- Exercise: Your task is to retype the lines between the line with "Convert this chart to matplotlib code." and the line with "from matplotlib.ticker import MultipleLocator", inclusive. Copy no pictures and no other lines.

- Stored rows:
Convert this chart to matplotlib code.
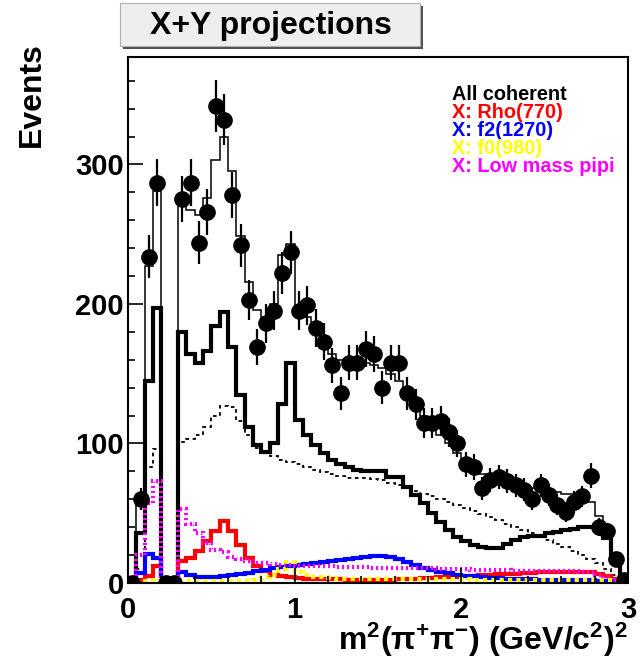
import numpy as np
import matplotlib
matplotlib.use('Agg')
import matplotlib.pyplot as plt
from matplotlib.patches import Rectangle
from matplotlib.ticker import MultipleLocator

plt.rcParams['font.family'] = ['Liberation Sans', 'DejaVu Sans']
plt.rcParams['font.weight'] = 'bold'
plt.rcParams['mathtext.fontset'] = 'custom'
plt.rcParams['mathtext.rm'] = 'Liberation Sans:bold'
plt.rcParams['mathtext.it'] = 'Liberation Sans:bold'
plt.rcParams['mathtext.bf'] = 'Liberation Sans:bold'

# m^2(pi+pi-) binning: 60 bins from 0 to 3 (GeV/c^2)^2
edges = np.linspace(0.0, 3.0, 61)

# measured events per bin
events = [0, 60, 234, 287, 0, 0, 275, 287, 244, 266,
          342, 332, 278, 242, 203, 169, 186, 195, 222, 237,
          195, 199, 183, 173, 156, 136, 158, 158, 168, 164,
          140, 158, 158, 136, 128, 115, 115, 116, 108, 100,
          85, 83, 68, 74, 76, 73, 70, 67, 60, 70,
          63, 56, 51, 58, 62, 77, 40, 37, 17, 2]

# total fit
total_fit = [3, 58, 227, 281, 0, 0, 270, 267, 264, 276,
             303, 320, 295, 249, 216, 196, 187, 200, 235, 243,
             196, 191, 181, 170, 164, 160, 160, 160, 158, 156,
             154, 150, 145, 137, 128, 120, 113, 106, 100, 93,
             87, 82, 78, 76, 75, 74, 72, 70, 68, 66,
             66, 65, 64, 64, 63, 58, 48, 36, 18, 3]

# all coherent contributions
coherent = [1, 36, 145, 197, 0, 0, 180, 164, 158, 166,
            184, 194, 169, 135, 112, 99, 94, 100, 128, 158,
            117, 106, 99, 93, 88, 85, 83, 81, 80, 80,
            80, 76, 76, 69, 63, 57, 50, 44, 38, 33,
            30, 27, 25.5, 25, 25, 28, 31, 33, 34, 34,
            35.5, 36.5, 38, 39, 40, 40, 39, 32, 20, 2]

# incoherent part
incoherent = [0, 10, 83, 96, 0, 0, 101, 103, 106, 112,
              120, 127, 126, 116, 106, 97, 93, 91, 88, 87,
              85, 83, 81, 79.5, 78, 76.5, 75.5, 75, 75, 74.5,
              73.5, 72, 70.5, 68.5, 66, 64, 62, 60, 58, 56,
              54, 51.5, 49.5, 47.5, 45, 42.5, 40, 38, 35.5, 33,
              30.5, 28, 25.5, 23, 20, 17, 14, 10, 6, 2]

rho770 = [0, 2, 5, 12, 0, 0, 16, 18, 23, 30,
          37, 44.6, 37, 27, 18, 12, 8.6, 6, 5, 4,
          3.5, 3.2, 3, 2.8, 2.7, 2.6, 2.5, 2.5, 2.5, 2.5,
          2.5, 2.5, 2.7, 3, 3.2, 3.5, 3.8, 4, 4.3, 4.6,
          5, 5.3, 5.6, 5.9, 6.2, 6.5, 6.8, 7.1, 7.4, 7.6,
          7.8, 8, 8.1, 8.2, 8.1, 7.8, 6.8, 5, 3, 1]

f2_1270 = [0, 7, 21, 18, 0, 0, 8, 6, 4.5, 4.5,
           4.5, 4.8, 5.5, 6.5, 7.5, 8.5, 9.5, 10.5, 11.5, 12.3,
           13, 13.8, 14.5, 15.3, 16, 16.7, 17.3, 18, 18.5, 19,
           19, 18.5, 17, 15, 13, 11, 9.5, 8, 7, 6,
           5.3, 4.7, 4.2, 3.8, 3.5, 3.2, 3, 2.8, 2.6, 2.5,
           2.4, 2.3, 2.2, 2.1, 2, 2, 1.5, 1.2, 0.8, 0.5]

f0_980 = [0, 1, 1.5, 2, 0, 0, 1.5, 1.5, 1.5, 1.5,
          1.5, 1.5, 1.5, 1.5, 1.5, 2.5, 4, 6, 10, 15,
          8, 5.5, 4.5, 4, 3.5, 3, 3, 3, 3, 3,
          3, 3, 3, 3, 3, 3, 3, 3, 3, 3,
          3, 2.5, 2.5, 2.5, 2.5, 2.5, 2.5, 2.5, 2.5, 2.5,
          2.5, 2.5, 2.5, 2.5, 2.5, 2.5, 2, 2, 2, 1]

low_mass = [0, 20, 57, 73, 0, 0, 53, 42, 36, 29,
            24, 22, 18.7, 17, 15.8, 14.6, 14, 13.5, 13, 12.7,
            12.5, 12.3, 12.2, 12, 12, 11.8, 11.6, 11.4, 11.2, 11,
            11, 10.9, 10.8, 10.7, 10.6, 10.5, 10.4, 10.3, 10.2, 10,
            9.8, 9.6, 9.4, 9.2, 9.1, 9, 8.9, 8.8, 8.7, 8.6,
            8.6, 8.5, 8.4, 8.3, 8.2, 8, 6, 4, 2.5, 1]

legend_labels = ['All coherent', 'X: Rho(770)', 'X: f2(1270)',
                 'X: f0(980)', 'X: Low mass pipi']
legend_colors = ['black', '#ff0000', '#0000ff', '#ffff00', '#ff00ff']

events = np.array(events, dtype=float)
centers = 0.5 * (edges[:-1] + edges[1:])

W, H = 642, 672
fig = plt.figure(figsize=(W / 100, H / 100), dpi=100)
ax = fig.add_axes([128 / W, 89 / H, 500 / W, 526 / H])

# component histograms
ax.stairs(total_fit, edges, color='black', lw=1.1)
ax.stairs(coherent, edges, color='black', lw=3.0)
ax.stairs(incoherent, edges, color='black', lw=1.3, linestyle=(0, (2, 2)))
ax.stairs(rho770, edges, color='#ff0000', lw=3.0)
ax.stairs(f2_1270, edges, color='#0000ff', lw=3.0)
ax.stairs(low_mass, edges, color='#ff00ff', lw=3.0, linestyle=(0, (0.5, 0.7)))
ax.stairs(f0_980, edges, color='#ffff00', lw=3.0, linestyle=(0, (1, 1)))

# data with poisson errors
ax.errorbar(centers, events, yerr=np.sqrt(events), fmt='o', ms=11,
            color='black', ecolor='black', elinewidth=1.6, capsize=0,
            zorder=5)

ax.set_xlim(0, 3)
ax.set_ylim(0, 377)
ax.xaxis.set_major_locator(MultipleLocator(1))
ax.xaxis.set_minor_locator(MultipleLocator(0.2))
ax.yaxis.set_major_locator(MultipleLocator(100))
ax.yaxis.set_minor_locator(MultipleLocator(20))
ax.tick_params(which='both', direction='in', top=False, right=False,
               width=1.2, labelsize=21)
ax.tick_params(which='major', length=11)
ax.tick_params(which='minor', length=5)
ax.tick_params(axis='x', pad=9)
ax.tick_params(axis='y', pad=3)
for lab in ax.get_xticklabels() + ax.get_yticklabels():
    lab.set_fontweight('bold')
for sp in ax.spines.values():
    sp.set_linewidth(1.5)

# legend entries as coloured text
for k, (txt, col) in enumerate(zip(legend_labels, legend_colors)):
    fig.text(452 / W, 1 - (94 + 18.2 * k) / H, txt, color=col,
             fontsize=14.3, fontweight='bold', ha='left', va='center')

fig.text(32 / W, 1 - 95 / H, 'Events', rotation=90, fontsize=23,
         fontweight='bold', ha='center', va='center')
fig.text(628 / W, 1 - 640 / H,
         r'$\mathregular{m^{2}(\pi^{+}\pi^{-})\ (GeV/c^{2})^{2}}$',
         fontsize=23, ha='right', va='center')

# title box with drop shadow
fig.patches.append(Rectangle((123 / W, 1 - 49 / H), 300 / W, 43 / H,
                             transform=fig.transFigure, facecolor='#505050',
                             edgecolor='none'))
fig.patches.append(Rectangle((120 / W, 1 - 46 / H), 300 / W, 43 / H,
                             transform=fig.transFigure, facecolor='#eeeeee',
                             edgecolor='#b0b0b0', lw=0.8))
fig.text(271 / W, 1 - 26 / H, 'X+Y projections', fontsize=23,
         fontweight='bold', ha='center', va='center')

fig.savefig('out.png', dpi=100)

==

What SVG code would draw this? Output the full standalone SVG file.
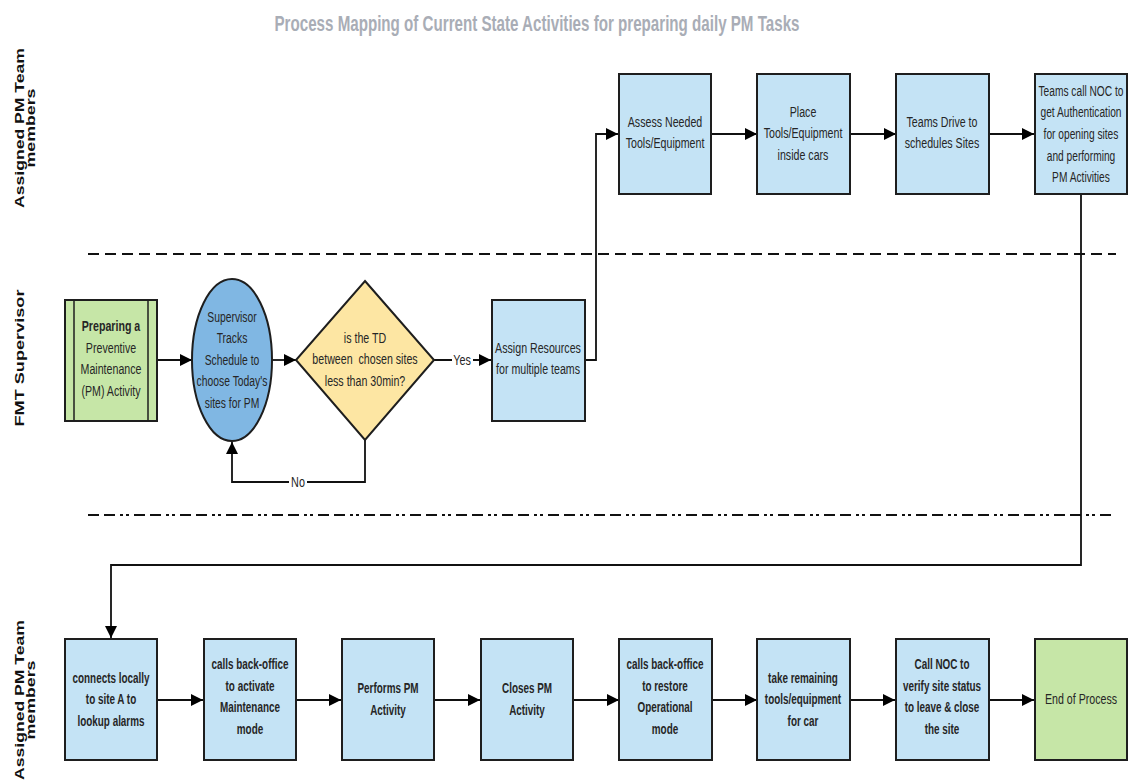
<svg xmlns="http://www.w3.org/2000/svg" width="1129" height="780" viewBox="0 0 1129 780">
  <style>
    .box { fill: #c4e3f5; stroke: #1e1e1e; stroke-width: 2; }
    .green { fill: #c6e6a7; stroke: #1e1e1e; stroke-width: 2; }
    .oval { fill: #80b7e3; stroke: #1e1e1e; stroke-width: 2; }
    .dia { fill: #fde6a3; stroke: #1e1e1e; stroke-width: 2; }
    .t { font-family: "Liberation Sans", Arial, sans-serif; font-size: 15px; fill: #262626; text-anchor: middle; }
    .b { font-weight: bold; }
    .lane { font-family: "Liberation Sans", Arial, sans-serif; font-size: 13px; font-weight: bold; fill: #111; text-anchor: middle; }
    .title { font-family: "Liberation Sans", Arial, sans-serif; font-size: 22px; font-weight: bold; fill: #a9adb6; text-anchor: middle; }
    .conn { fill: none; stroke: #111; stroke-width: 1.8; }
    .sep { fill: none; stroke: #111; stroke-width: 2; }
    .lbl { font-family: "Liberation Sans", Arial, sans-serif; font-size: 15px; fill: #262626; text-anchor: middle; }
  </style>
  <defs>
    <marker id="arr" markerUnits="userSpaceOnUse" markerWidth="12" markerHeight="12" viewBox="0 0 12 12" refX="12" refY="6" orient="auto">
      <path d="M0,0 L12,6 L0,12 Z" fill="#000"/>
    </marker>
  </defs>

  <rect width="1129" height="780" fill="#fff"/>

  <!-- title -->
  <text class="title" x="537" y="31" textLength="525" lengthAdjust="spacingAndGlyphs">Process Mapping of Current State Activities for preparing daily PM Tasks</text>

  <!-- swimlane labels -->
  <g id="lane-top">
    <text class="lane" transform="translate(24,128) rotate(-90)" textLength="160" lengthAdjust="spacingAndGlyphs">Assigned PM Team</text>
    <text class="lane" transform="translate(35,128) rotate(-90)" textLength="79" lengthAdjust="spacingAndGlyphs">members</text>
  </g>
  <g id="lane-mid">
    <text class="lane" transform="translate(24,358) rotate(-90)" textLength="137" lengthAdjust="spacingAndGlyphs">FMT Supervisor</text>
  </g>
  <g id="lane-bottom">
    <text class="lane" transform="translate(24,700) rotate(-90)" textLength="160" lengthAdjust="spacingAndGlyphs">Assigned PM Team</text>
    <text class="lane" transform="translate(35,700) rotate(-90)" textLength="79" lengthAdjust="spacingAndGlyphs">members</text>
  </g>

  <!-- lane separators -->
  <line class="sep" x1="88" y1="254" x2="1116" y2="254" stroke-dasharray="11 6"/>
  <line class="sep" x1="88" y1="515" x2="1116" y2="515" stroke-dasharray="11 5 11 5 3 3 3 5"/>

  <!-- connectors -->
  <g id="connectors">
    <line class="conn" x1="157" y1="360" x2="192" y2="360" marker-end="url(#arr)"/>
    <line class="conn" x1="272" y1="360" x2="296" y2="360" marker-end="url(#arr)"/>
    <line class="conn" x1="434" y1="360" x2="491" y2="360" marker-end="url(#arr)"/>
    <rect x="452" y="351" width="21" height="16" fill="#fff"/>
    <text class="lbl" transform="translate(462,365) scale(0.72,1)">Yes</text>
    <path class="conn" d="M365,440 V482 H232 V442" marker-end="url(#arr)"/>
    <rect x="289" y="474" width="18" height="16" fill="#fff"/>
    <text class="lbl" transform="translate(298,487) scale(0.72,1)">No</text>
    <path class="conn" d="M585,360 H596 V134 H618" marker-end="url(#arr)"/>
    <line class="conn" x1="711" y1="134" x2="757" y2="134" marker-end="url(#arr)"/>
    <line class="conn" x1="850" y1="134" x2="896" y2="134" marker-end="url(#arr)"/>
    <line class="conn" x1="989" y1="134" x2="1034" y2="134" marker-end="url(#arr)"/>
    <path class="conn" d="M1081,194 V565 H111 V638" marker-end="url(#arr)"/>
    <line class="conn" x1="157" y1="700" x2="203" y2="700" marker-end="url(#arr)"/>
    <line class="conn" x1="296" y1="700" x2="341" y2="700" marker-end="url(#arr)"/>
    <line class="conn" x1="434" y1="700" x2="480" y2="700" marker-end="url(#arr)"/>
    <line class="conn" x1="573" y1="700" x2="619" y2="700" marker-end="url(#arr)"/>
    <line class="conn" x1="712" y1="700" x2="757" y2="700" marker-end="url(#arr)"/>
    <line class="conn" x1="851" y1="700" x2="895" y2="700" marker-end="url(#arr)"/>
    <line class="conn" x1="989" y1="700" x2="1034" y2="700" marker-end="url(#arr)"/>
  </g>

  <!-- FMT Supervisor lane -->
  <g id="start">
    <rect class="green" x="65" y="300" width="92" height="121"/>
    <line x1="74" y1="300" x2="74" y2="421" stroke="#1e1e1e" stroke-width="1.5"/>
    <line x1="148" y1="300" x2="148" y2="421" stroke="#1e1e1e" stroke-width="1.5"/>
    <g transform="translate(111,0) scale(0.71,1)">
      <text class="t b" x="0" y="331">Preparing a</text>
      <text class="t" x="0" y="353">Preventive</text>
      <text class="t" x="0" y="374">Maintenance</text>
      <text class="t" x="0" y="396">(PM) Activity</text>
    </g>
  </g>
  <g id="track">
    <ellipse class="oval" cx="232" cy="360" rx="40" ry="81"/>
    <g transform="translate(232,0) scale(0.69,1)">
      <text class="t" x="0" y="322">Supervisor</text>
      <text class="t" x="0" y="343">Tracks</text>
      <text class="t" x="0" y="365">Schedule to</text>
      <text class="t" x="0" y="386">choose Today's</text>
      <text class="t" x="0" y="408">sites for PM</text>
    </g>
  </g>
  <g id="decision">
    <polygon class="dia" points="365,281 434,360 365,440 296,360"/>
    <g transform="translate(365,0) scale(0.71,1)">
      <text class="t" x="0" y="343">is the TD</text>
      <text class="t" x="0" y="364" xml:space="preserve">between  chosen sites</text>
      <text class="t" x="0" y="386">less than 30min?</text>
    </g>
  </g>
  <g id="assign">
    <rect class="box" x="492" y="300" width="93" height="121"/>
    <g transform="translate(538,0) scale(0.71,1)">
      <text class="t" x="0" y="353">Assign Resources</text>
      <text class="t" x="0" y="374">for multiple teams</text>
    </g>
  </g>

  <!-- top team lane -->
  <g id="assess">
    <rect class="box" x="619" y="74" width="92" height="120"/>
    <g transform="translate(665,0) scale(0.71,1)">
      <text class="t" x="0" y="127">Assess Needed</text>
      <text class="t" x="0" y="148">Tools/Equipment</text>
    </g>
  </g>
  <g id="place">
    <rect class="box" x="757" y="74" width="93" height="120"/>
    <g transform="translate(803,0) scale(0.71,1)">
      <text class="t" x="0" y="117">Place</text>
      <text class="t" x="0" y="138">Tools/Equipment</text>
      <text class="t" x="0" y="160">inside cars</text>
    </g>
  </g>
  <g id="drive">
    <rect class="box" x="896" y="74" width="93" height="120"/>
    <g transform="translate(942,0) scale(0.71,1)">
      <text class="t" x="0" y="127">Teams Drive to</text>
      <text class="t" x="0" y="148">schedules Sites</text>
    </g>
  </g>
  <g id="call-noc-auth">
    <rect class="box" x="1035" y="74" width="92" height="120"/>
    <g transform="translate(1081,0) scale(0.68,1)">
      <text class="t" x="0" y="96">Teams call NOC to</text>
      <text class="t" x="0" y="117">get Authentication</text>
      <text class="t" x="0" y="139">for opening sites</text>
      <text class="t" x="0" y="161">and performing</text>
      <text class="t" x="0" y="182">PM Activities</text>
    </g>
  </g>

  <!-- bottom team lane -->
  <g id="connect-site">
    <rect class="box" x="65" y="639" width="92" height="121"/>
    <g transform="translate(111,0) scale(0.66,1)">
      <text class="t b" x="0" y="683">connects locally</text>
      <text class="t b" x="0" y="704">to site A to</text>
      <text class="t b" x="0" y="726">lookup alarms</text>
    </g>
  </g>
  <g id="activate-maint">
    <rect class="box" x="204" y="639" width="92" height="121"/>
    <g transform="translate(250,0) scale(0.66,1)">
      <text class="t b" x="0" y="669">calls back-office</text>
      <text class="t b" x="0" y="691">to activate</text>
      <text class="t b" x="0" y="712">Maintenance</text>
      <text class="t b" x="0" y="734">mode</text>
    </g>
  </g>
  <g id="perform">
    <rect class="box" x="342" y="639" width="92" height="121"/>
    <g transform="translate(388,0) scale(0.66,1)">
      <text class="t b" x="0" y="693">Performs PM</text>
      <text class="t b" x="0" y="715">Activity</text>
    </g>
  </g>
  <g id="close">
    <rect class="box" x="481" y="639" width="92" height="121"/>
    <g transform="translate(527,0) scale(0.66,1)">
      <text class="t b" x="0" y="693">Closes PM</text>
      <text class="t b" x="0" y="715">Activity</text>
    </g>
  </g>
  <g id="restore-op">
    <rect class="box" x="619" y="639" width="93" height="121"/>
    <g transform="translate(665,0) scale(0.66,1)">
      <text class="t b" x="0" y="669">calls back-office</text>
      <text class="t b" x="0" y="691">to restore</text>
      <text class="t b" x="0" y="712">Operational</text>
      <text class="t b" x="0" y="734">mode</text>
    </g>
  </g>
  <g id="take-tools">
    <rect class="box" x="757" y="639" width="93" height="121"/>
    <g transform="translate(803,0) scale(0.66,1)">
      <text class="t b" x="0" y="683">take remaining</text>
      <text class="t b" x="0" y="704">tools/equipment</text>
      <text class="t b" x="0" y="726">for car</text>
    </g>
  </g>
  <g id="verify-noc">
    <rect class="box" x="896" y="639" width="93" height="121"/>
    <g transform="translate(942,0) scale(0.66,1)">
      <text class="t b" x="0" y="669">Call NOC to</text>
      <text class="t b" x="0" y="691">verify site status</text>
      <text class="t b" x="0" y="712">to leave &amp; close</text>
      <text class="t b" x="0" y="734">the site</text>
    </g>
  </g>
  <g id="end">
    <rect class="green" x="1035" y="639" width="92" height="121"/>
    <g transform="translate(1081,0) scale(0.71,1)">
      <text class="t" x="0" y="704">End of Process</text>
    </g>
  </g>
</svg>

- Exercise result:
Convert this chart to matplotlib code.
import numpy as np
import matplotlib
matplotlib.use('Agg')
import matplotlib.pyplot as plt
from matplotlib.patches import Rectangle
from matplotlib.ticker import MultipleLocator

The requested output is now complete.